--- start ---

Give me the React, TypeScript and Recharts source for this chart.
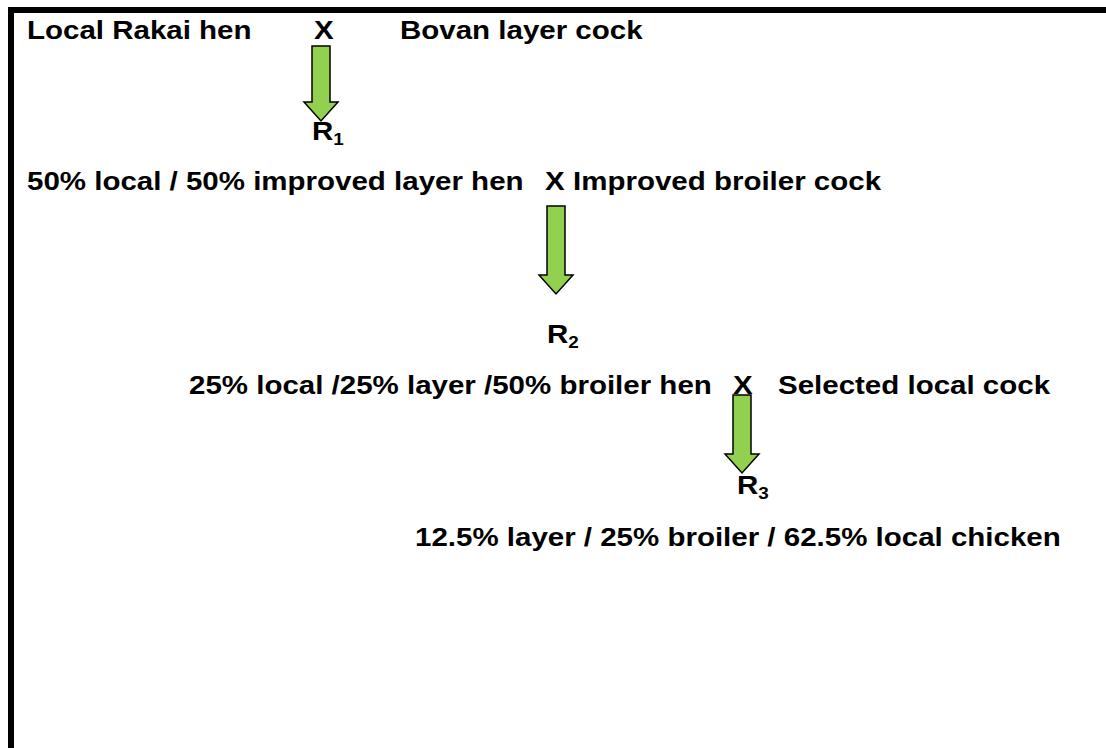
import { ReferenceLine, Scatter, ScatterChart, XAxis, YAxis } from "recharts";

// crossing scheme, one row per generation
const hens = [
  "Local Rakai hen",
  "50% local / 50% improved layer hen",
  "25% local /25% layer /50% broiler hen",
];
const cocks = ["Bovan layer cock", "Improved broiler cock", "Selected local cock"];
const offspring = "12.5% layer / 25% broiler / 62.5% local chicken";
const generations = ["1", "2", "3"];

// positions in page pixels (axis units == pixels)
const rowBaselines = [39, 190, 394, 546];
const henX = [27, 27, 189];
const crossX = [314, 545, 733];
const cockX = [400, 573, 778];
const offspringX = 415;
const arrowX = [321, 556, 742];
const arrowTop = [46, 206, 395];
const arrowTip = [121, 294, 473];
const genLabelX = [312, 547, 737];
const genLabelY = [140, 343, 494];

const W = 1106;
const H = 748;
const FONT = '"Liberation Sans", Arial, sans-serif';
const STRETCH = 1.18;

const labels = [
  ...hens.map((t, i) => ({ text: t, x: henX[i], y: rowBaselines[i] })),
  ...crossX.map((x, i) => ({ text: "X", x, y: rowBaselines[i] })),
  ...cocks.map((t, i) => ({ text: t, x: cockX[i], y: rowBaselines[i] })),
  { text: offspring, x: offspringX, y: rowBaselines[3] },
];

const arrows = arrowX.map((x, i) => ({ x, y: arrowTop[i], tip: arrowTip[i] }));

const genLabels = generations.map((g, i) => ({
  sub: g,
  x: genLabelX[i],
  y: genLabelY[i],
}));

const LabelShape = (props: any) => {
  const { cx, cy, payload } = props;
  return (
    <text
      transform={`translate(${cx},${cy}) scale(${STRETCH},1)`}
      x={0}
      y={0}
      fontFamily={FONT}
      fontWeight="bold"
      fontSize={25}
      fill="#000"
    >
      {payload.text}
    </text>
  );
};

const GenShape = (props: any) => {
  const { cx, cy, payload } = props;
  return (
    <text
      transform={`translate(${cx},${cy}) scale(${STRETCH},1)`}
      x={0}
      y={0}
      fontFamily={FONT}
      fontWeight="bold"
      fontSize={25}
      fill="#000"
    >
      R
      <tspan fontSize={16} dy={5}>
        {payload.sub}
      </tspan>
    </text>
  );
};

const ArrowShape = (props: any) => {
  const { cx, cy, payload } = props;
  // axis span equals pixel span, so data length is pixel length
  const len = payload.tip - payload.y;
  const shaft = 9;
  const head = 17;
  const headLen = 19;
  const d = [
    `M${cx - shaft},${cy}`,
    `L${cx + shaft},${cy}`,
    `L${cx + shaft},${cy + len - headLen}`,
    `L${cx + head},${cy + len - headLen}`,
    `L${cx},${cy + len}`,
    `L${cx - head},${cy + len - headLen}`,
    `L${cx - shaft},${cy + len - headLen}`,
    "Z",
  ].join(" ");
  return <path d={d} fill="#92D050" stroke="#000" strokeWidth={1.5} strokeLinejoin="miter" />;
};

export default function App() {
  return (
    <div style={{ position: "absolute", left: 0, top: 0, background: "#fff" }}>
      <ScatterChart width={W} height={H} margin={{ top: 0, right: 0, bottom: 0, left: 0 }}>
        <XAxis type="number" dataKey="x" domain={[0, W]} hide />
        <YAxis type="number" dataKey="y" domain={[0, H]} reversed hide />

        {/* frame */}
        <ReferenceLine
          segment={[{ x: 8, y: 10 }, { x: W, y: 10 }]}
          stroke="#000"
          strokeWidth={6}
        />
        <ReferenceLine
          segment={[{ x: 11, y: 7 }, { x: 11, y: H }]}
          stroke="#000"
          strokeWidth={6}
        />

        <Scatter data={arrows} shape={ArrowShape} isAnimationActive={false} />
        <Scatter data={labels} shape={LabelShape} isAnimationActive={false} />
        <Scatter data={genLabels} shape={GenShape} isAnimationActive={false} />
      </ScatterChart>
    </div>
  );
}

--- end ---

> Given instruction
Copy the data word for word. Pictures do not go in the copy.

> Response
Give me the React, TypeScript and Recharts source for this chart.
import { ReferenceLine, Scatter, ScatterChart, XAxis, YAxis } from "recharts";

// crossing scheme, one row per generation
const hens = [
  "Local Rakai hen",
  "50% local / 50% improved layer hen",
  "25% local /25% layer /50% broiler hen",
];
const cocks = ["Bovan layer cock", "Improved broiler cock", "Selected local cock"];
const offspring = "12.5% layer / 25% broiler / 62.5% local chicken";
const generations = ["1", "2", "3"];

// positions in page pixels (axis units == pixels)
const rowBaselines = [39, 190, 394, 546];
const henX = [27, 27, 189];
const crossX = [314, 545, 733];
const cockX = [400, 573, 778];
const offspringX = 415;
const arrowX = [321, 556, 742];
const arrowTop = [46, 206, 395];
const arrowTip = [121, 294, 473];
const genLabelX = [312, 547, 737];
const genLabelY = [140, 343, 494];

const W = 1106;
const H = 748;
const FONT = '"Liberation Sans", Arial, sans-serif';
const STRETCH = 1.18;

const labels = [
  ...hens.map((t, i) => ({ text: t, x: henX[i], y: rowBaselines[i] })),
  ...crossX.map((x, i) => ({ text: "X", x, y: rowBaselines[i] })),
  ...cocks.map((t, i) => ({ text: t, x: cockX[i], y: rowBaselines[i] })),
  { text: offspring, x: offspringX, y: rowBaselines[3] },
];

const arrows = arrowX.map((x, i) => ({ x, y: arrowTop[i], tip: arrowTip[i] }));

const genLabels = generations.map((g, i) => ({
  sub: g,
  x: genLabelX[i],
  y: genLabelY[i],
}));

const LabelShape = (props: any) => {
  const { cx, cy, payload } = props;
  return (
    <text
      transform={`translate(${cx},${cy}) scale(${STRETCH},1)`}
      x={0}
      y={0}
      fontFamily={FONT}
      fontWeight="bold"
      fontSize={25}
      fill="#000"
    >
      {payload.text}
    </text>
  );
};

const GenShape = (props: any) => {
  const { cx, cy, payload } = props;
  return (
    <text
      transform={`translate(${cx},${cy}) scale(${STRETCH},1)`}
      x={0}
      y={0}
      fontFamily={FONT}
      fontWeight="bold"
      fontSize={25}
      fill="#000"
    >
      R
      <tspan fontSize={16} dy={5}>
        {payload.sub}
      </tspan>
    </text>
  );
};

const ArrowShape = (props: any) => {
  const { cx, cy, payload } = props;
  // axis span equals pixel span, so data length is pixel length
  const len = payload.tip - payload.y;
  const shaft = 9;
  const head = 17;
  const headLen = 19;
  const d = [
    `M${cx - shaft},${cy}`,
    `L${cx + shaft},${cy}`,
    `L${cx + shaft},${cy + len - headLen}`,
    `L${cx + head},${cy + len - headLen}`,
    `L${cx},${cy + len}`,
    `L${cx - head},${cy + len - headLen}`,
    `L${cx - shaft},${cy + len - headLen}`,
    "Z",
  ].join(" ");
  return <path d={d} fill="#92D050" stroke="#000" strokeWidth={1.5} strokeLinejoin="miter" />;
};

export default function App() {
  return (
    <div style={{ position: "absolute", left: 0, top: 0, background: "#fff" }}>
      <ScatterChart width={W} height={H} margin={{ top: 0, right: 0, bottom: 0, left: 0 }}>
        <XAxis type="number" dataKey="x" domain={[0, W]} hide />
        <YAxis type="number" dataKey="y" domain={[0, H]} reversed hide />

        {/* frame */}
        <ReferenceLine
          segment={[{ x: 8, y: 10 }, { x: W, y: 10 }]}
          stroke="#000"
          strokeWidth={6}
        />
        <ReferenceLine
          segment={[{ x: 11, y: 7 }, { x: 11, y: H }]}
          stroke="#000"
          strokeWidth={6}
        />

        <Scatter data={arrows} shape={ArrowShape} isAnimationActive={false} />
        <Scatter data={labels} shape={LabelShape} isAnimationActive={false} />
        <Scatter data={genLabels} shape={GenShape} isAnimationActive={false} />
      </ScatterChart>
    </div>
  );
}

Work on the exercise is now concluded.